__WHAT THE EXERCISE ASKS__
Exactly as written, write out the lines below from the first to the one containing "faktor2 = [0.994, 0.766, 0.632, 0.246, 0.0, -0.492, -0.534]", inclusive. Pictures do not belong in the copy.

* Start SUPPLIED MATERIAL *

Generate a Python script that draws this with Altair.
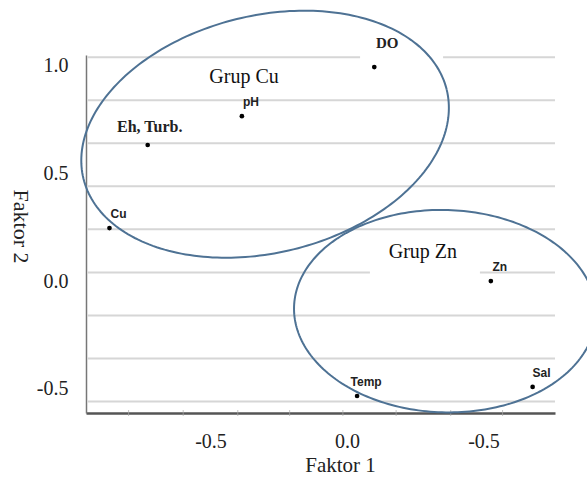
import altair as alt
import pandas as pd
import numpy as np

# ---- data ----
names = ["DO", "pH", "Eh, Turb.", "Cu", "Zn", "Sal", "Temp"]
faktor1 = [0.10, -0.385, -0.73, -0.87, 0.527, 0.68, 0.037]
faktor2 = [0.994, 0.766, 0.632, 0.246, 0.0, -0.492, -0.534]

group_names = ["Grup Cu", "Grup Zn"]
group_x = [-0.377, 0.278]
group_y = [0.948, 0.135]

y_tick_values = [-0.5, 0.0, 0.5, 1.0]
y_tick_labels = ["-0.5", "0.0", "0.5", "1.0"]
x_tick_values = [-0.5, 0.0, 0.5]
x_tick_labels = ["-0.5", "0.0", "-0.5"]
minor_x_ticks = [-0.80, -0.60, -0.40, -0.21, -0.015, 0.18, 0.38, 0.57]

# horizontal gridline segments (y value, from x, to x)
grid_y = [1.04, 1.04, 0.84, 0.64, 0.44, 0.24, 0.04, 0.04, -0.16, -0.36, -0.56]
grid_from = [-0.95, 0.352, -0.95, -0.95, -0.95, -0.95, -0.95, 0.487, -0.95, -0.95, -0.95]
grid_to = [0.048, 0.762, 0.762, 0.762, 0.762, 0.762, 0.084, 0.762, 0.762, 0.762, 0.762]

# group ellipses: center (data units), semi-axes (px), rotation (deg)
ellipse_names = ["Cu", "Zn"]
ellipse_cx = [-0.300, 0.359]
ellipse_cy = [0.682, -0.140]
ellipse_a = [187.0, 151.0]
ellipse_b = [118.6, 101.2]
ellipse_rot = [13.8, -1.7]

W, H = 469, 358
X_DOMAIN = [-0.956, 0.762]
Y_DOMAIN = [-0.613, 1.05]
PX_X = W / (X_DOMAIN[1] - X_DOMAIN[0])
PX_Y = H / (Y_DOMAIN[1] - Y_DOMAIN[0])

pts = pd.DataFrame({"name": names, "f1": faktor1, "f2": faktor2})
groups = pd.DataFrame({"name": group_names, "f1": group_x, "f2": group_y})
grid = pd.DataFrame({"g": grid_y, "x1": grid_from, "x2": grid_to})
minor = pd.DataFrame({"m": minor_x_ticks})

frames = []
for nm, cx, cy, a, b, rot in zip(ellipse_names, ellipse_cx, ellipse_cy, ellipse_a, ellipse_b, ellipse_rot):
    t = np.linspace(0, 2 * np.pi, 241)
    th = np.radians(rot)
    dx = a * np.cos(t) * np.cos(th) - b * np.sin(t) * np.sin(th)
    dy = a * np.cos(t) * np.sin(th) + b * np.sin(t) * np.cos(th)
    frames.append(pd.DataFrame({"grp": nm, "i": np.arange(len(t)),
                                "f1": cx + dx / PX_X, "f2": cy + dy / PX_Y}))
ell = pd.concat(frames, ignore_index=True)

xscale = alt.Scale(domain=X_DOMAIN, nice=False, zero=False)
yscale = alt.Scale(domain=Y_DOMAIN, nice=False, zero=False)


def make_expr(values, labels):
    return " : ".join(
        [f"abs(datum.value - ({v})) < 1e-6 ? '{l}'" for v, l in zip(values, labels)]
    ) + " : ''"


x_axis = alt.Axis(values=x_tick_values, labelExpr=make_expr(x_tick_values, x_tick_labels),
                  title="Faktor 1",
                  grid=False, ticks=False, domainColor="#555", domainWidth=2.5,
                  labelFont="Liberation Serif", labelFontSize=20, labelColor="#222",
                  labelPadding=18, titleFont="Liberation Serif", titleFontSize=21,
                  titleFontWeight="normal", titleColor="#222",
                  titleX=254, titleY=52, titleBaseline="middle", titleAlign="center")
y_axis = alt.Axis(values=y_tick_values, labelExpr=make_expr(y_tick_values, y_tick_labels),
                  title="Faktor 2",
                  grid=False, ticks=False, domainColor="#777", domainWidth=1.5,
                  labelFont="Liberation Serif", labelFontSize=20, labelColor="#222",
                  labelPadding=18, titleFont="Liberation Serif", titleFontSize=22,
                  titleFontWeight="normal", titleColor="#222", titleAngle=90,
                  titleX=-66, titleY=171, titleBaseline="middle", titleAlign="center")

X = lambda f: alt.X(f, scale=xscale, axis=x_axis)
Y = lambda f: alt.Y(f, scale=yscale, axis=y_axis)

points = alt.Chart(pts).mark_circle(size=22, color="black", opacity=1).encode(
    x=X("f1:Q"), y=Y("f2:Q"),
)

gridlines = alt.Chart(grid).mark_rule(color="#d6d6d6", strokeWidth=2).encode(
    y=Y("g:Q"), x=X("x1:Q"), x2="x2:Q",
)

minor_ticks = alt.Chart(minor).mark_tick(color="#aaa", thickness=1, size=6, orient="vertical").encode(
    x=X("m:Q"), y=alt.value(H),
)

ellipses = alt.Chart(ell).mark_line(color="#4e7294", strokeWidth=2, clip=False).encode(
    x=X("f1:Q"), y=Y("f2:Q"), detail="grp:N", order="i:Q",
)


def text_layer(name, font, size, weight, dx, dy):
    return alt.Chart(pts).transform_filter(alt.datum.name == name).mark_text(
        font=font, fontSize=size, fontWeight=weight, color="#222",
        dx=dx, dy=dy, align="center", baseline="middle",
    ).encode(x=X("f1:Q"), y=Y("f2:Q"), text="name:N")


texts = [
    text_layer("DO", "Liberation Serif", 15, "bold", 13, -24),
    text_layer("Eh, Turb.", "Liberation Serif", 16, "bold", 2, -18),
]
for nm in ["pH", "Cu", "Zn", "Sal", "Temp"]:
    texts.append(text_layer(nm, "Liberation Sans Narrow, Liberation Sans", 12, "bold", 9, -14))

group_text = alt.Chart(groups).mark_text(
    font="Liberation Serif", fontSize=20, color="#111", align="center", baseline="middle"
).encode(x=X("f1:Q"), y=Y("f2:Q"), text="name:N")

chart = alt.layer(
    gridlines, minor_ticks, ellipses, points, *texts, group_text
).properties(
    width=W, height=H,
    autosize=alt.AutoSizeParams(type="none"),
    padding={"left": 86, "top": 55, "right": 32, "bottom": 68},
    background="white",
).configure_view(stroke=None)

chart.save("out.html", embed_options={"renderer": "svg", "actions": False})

* End SUPPLIED MATERIAL *

__RESPONSE FOR THIS EXERCISE__
Generate a Python script that draws this with Altair.
import altair as alt
import pandas as pd
import numpy as np

# ---- data ----
names = ["DO", "pH", "Eh, Turb.", "Cu", "Zn", "Sal", "Temp"]
faktor1 = [0.10, -0.385, -0.73, -0.87, 0.527, 0.68, 0.037]
faktor2 = [0.994, 0.766, 0.632, 0.246, 0.0, -0.492, -0.534]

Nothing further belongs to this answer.